Interestingly, the Marines were fully on board. And despite the full support of then-Vice CNO Admiral William Moran, CNO Admiral John Richardson dissented from the report and the recommendations. The consequence was the failure of the Navy to exploit the extraordinary opportunities presented by turning education into a sixth domain of warfare and capitalizing on what former Marine Corps Commandant General Al Gray called our most potent weapon—the minds and intellects of our sailors and Marines.
Will the Navy learn? It will take a CNO with the courage of a Zumwalt or a Secretary with the determination of a John Lehman to bring naval education into the 21st century.
—Harlan Ullman
Need to Know
The chart in Need to Know outlines the recommendations for the reorganization or elimination of certain Marine Corps units. It appears the end-strength of the Marine Corps will drop below 120,000 Marines.

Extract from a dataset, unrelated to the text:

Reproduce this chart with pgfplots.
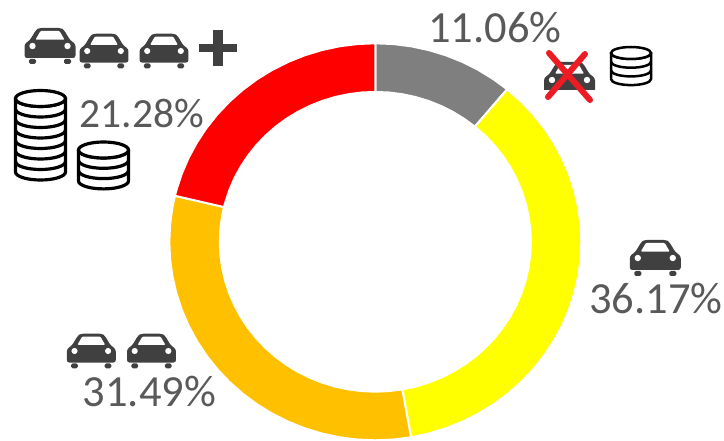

Elsewhere in the issue, the flag list reports the 106 general officers serving on active duty in the Marine Corps.
This raises several questions: If the manning level is to drop, how many of those general officers and their staffs will be disbanded? How many civilian contractors should be let go? How many federal employees (GS) should be let go or retire?
If amphibious operations are to be conducted, I cannot see the Corps doing so without tanks and artillery. From news reports the Chinese, North Koreans, Iranians, Russians, and Taliban have not cut spending on weapons, training, or operations.